Lawmaker probes contract oversight at DHS agency

Letters to key Homeland Security officials ask for more detail on the budget challenges facing the Federal Protective Service.

The conviction of a Homeland Security Department worker earlier this year for accepting bribes from a contractor he was supposed to be evaluating objectively is one of several "disturbing" issues a House member highlighted in recent letters to top agency officials.

The letters, sent last week by Rep. Bennie Thompson, D-Miss., to DHS Secretary Michael Chertoff and Richard Skinner, the department's inspector general, seek more information on a variety of challenges facing the department's Federal Protective Service. The questions cover everything from financial problems to contracting oversight.

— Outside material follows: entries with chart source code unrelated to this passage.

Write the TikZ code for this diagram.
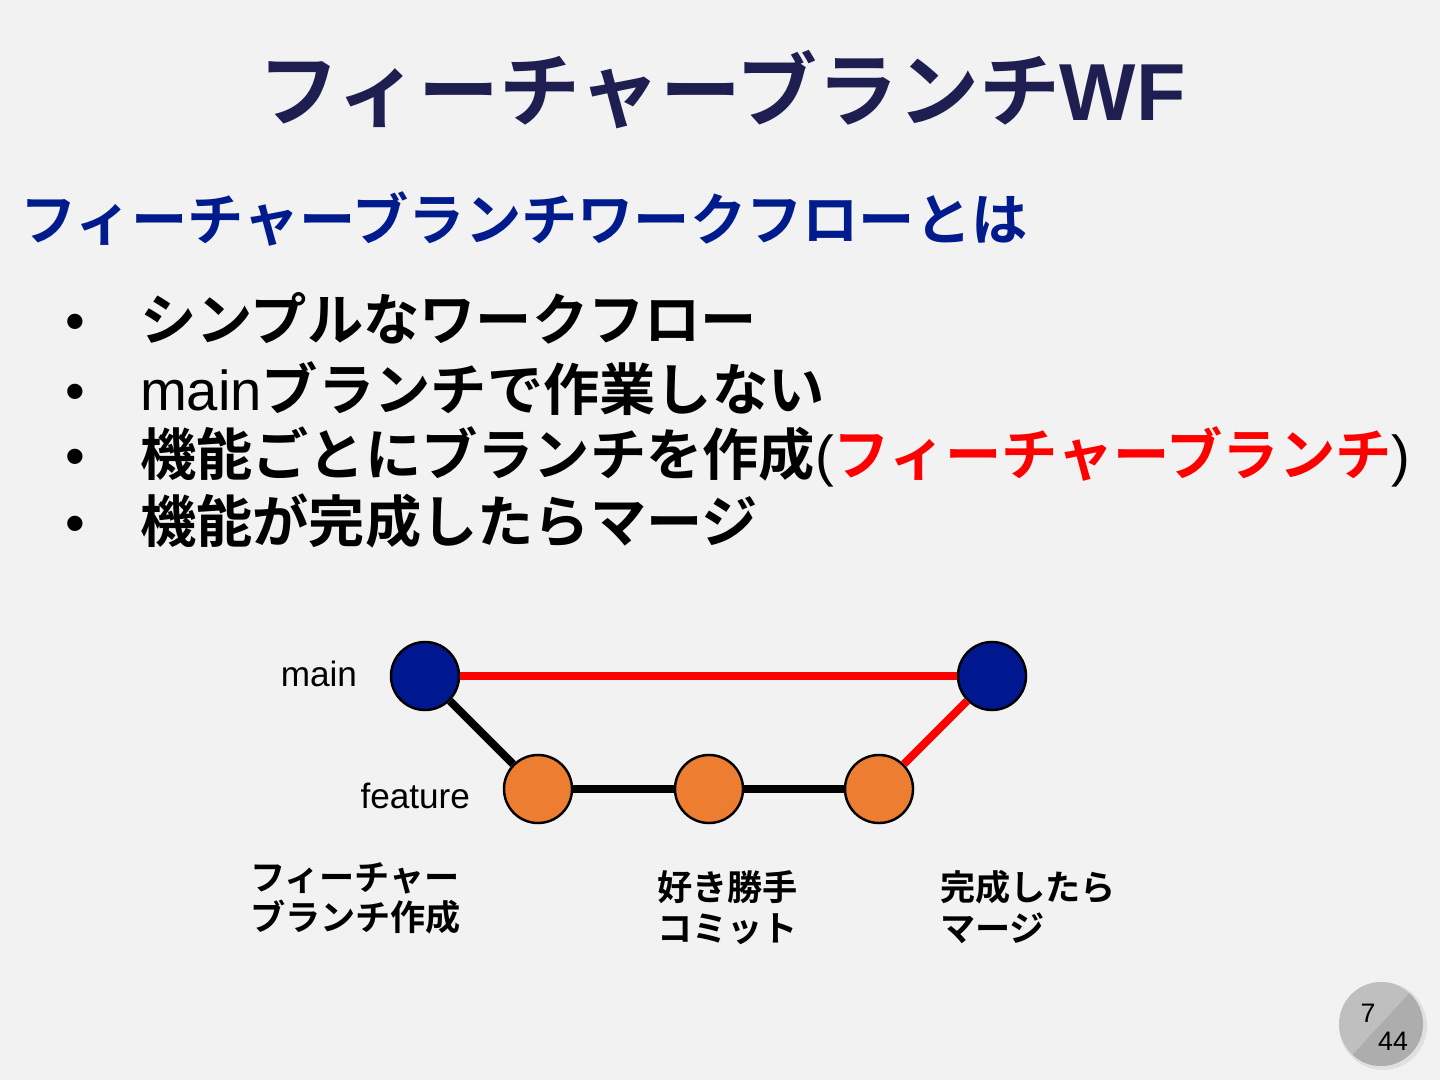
\documentclass[tikz,border=0pt]{standalone}
\usepackage{fontspec}
\setmainfont{Liberation Sans}
\newfontfamily\jp{Noto Sans CJK JP Bold}
\definecolor{bg}{RGB}{242,242,242}
\definecolor{titlec}{RGB}{30,30,80}
\definecolor{navyc}{RGB}{0,28,140}
\definecolor{mainc}{RGB}{0,24,143}
\definecolor{orangec}{RGB}{237,125,49}
\definecolor{redc}{RGB}{255,0,0}
\begin{document}
\begin{tikzpicture}[x=0.01cm,y=-0.01cm,
  txt/.style={inner sep=0pt,outer sep=0pt},
  mainnode/.style={circle,draw=black,line width=0.7pt,fill=mainc,minimum size=0.68cm,inner sep=0pt},
  featnode/.style={circle,draw=black,line width=0.7pt,fill=orangec,minimum size=0.68cm,inner sep=0pt},
  blackedge/.style={line width=2.3pt,draw=black},
  rededge/.style={line width=2.3pt,draw=redc},
  bigt/.style={txt,font=\fontsize{16pt}{18pt}\selectfont},
  smallt/.style={txt,font=\fontsize{10pt}{12pt}\selectfont},
]
\fill[bg] (0,0) rectangle (1440,1080);
\useasboundingbox (0,0) rectangle (1440,1080);

% title
\node[txt,anchor=base,text=titlec,font=\fontsize{23pt}{26pt}\selectfont] (title) at (722,121) {{\jp フィーチャーブランチ}\textbf{WF}};

% subtitle
\node[bigt,anchor=base west,text=navyc] (sub) at (20,241) {\jp フィーチャーブランチワークフローとは};

% bullets
\foreach \y/\n in {341/b1,411/b2,476/b3,543/b4}{
  \node[bigt,anchor=base] (\n dot) at (75,\y) {\textbullet};
}
\node[bigt,anchor=base west] (b1) at (140,341) {\jp シンプルなワークフロー};
\node[bigt,anchor=base west] (b2) at (140,411) {main{\jp ブランチで作業しない}};
\node[bigt,anchor=base west] (b3) at (140,476) {{\jp 機能ごとにブランチを作成}(\textcolor{redc}{\jp フィーチャーブランチ})};
\node[bigt,anchor=base west] (b4) at (140,543) {\jp 機能が完成したらマージ};

% graph
\node[mainnode] (m1) at (425,676) {};
\node[mainnode] (m2) at (992,676) {};
\node[featnode] (f1) at (538,789) {};
\node[featnode] (f2) at (709,789) {};
\node[featnode] (f3) at (879,789) {};
\draw[rededge] (m1) -- (m2);
\draw[blackedge] (m1) -- (f1);
\draw[blackedge] (f1) -- (f2);
\draw[blackedge] (f2) -- (f3);
\draw[rededge] (f3) -- (m2);

\node[smallt,anchor=base east] (lmain) at (357,686) {main};
\node[smallt,anchor=base east] (lfeat) at (470,808) {feature};

\node[smallt,anchor=base west] (c1a) at (250,890) {\jp フィーチャー};
\node[smallt,anchor=base west] (c1b) at (250,930) {\jp ブランチ作成};
\node[smallt,anchor=base west] (c2a) at (657,900) {\jp 好き勝手};
\node[smallt,anchor=base west] (c2b) at (657,941) {\jp コミット};
\node[smallt,anchor=base west] (c3a) at (940,900) {\jp 完成したら};
\node[smallt,anchor=base west] (c3b) at (940,941) {\jp マージ};

% page number badge
\fill[black!12] (1383,1026) circle (44);
\begin{scope}
\clip (1381,1024) circle (42);
\fill[black!25] (1381,1024) circle (42);
\fill[black!32] (1320,1090) -- (1440,960) -- (1440,1090) -- cycle;
\end{scope}
\node[txt,anchor=base,font=\fontsize{7.6pt}{9pt}\selectfont] (pg) at (1368,1022) {7};
\node[txt,anchor=base,font=\fontsize{7.6pt}{9pt}\selectfont] (pgt) at (1393,1050) {44};
\end{tikzpicture}
\end{document}
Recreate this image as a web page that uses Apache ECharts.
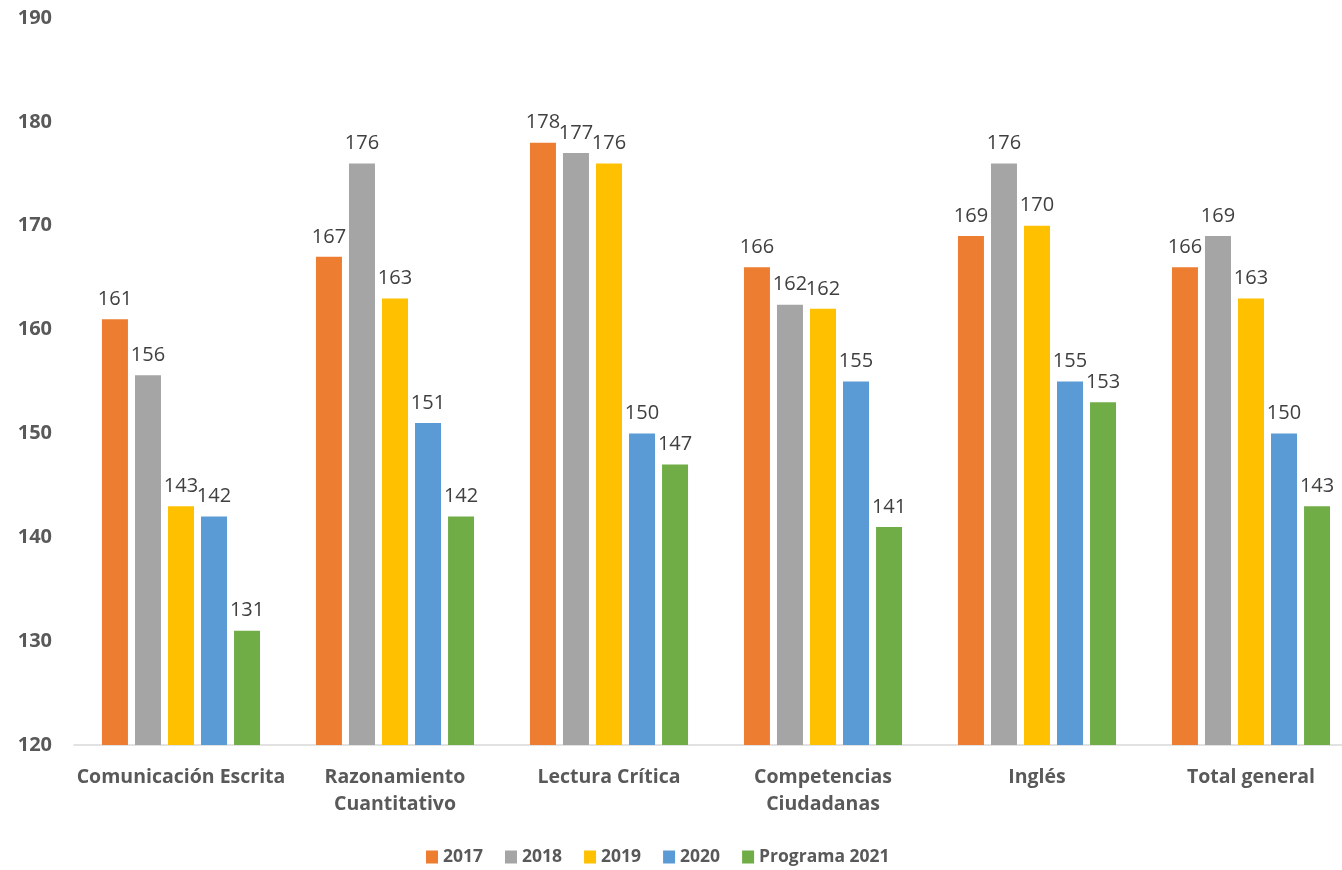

Thompson's letter to Chertoff noted the January conviction of Michael Czecholinski, 53, a Federal Protective Service contracting officer's representative, for accepting bribes from contractor Superior Protection Inc. in return for favorable performance ratings. Czecholinski accepted a trip to Houston for a golf outing on the company's bill. He also pleaded guilty in U.S. District Court in Southern Texas to purposely misleading law enforcement officials.

Thompson, chairman of the House Homeland Security Committee, asked Chertoff if, considering the incident, DHS will enhance oversight and controls over its contracting officer program to prevent or detect criminal activity. The lawmaker said FPS oversees more than 500 contracts with private security firms. Those companies employ about 15,000 guards to protect federal buildings across the country, he stated.

Superior Protection paid for Czecholinski's flight to Houston from West Palm Beach, Fla., in April 2002, and the following month the contractor got the highest possible rating during a contracting evaluation process as it was bidding for several other contracts.

"FPS terminated all ... remaining contracts with Superior Protection back in July 2006," said Michael Keegan, a spokesman for U.S. Immigration and Customs Enforcement, of which FPS is a part. Keegan would not comment on whether there are other investigations still being conducted.

Superior Protection officials could not be reached for comment.

A source familiar with Czecholinski's conviction and the surrounding investigation said his positive evaluation helped influence other deals involving Superior Protection. On March 23, he will be sentenced; he faces up to five years' imprisonment and $250,000 in fines.

Thompson's letter to Chertoff also demanded more information about solutions FPS is developing to resolve budget issues. Fixes under consideration include eliminating more than 250 officer jobs, cutting retention bonuses and ceasing payment for FPS officer training courses. He also asked Chertoff to provide an update on how large a shortfall FPS is facing, citing estimates as high as $80 million.

"Staff reductions, budget shortfalls and inadequate contractor oversight may converge to hamper the operations of this agency," Thompson told Chertoff.

Thompson's letter to Skinner asked the IG to investigate what changes FPS had made as a result of his office's report citing flawed contractor oversight. Thompson requested that Skinner's office investigate a range of contracting issues.

Thompson isn't the only lawmaker looking into these issues. On the Senate side, the leaders of the Homeland Security and Governmental Affairs Committee recently asked the Government Accountability Office to investigate budget shortfalls and other management challenges at FPS.